▶ _INPUT MATERIAL_:

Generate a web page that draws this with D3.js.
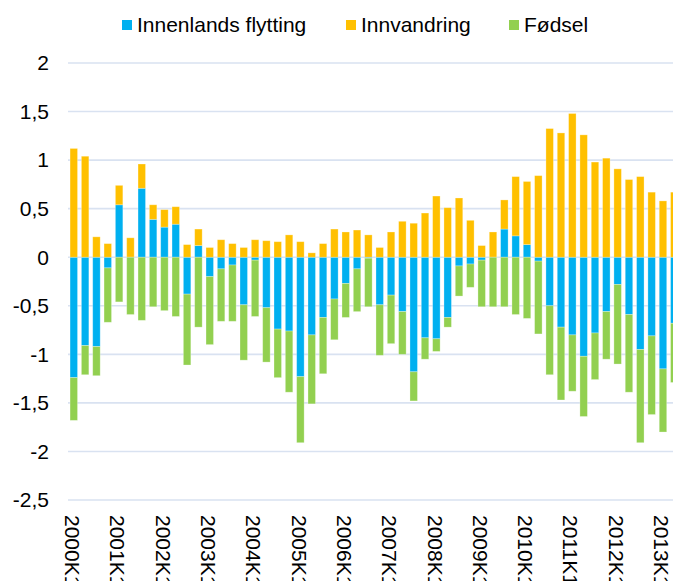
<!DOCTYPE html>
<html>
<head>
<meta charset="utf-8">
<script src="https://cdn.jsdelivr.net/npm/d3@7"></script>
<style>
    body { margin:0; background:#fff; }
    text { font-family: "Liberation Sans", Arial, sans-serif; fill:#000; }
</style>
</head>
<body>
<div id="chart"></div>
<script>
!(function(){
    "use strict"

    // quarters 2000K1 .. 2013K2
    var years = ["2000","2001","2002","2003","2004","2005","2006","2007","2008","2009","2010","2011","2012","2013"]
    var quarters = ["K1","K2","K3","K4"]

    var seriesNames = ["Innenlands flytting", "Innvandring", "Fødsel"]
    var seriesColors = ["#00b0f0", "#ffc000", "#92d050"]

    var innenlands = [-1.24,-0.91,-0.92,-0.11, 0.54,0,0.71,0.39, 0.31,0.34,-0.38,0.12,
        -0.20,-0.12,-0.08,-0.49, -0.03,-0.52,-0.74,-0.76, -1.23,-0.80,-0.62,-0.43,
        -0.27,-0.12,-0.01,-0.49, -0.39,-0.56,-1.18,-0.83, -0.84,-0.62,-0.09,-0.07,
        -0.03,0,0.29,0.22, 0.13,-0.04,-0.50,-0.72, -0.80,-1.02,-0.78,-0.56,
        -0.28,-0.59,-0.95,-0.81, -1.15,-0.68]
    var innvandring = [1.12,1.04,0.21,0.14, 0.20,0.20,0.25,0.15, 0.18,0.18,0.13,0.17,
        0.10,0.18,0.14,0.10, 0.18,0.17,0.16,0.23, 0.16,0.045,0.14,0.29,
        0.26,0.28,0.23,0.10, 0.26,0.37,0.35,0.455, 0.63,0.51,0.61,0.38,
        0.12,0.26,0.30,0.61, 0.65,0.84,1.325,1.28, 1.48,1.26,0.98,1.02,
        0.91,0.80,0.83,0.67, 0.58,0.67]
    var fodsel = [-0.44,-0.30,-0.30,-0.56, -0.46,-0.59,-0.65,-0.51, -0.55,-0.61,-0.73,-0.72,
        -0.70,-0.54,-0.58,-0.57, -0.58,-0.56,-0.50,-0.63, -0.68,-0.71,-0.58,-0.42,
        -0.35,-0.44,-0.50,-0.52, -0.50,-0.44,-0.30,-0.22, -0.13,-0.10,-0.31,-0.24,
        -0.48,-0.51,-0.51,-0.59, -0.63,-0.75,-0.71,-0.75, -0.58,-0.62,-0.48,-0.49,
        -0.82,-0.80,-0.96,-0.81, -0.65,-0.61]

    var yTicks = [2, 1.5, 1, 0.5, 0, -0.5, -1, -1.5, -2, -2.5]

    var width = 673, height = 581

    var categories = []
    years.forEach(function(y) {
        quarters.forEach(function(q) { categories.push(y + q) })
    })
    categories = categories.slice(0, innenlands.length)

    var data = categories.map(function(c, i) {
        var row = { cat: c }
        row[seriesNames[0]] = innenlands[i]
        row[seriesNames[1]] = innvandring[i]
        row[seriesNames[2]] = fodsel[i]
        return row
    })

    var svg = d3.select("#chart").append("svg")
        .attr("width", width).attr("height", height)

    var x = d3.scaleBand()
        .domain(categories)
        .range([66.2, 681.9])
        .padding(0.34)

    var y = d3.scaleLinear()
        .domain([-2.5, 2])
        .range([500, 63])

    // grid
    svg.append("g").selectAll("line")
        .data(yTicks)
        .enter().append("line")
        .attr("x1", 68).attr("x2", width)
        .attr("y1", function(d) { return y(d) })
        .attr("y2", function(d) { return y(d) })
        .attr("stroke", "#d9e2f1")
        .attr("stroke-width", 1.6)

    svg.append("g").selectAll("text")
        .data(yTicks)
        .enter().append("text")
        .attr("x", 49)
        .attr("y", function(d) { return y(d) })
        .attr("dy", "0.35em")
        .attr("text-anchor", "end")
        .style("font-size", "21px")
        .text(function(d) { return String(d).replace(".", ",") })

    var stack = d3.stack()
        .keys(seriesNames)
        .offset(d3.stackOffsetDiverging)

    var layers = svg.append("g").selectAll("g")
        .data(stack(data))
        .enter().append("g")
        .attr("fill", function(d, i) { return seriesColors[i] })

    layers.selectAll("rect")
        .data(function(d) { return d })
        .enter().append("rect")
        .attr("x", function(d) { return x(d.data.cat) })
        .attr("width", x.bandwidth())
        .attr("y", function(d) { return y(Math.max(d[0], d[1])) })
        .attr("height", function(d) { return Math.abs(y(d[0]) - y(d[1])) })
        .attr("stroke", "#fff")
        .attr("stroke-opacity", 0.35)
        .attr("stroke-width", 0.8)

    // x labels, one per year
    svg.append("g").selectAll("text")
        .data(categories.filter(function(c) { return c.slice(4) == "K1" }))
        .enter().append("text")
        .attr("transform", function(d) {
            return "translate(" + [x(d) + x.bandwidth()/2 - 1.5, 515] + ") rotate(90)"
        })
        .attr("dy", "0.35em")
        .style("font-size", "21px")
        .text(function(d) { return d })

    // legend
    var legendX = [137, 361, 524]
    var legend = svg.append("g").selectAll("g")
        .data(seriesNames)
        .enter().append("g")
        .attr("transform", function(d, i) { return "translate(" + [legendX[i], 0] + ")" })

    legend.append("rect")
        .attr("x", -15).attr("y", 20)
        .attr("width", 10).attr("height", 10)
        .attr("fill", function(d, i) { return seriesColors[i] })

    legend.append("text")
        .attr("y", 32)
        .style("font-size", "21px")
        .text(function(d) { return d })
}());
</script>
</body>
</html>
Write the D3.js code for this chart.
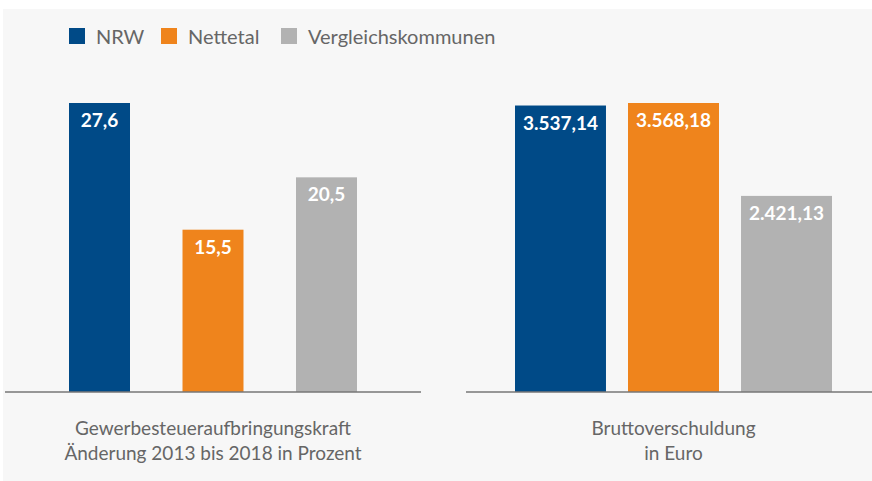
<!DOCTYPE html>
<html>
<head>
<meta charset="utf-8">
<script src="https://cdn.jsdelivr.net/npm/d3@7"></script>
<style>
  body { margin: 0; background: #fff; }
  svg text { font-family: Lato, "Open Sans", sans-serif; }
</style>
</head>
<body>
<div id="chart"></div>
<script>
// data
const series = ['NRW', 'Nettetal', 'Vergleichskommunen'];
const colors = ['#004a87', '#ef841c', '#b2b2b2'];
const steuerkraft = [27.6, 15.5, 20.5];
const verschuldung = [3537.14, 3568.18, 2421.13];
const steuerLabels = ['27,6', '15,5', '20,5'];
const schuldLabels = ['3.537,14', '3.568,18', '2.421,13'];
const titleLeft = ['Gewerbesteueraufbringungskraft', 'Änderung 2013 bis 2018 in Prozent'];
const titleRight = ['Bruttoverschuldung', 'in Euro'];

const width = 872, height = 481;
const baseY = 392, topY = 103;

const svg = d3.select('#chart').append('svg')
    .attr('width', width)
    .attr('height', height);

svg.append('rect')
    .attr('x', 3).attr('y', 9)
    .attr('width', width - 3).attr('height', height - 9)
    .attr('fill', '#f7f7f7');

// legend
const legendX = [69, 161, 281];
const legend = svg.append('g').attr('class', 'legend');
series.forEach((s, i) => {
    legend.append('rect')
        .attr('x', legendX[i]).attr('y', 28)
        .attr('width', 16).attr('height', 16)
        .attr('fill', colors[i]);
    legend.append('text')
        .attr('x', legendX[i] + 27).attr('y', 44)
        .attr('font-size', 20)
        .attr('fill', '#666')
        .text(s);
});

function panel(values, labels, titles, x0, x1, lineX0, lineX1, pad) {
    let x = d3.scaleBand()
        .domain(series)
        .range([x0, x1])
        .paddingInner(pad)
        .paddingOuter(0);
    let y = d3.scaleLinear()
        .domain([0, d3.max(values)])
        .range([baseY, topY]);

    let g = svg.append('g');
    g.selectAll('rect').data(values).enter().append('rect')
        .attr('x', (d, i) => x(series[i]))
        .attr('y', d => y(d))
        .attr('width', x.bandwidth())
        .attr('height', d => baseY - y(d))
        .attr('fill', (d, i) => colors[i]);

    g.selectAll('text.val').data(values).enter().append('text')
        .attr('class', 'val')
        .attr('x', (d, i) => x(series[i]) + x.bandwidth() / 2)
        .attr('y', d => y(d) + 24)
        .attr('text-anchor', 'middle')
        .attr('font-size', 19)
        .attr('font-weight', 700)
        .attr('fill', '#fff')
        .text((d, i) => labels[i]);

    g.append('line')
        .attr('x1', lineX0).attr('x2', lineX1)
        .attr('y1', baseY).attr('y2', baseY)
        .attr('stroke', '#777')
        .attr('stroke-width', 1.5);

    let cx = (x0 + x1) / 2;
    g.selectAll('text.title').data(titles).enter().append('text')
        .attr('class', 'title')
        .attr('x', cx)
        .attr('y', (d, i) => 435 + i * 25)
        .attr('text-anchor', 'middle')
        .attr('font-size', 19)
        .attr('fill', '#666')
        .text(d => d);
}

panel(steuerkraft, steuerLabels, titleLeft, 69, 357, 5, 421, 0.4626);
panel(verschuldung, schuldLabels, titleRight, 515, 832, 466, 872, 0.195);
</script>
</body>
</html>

▶ _TASK GOAL_: Pick out the lines that include the word "this" and write them out.

▶ _WRITTEN REPLY_:
Generate a web page that draws this with D3.js.
Write the D3.js code for this chart.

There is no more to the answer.